A spokesperson on behalf of the Parades Commission said: "The decades-long parading conflicts of the Crumlin Road area have had severe consequences for the local north Belfast communities.
“The present dispute, involving nightly parades and a protest camp, has heightened intercommunity tensions.
“The dispute concerns fractured relationships at the interface.

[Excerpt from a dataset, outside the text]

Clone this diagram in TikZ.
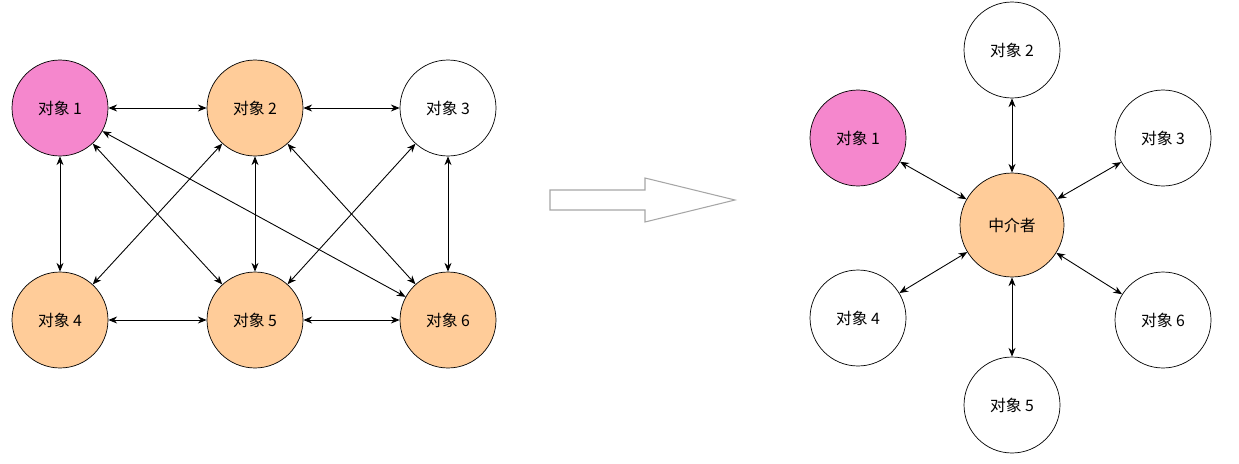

Its resolution is dependent upon improvements in these relationships.
“This requires engagement aimed at meeting the distinct needs of both communities.
“All parties for and against this parade have a part to play in achieving a resolution which brings mutually beneficial outcomes.
“Of the 26,000 notified loyalist/unionist parades in the past ten years, 24,180 have not had any conditions imposed upon them by the Parades Commission.”
A Government spokesman said the Secretary of State "does not have power in law to intervene in individual parades".
He said: "Determinations on parades are an operational matter for the Parades Commission, established in 1998 by an Act of the United Kingdom Parliament, acting independently of the Government.
"The Secretary of State simply does not have the power in law to intervene in individual parades. The priority for Northern Ireland must be a peaceful parading season free of public disorder. The Government encourages all those in positions of responsibility to exercise positive leadership and ensure that the law is fully respected and upheld.
"Full implementation of the Stormont House Agreement offers the best opportunity for long term reform of parading legislation.”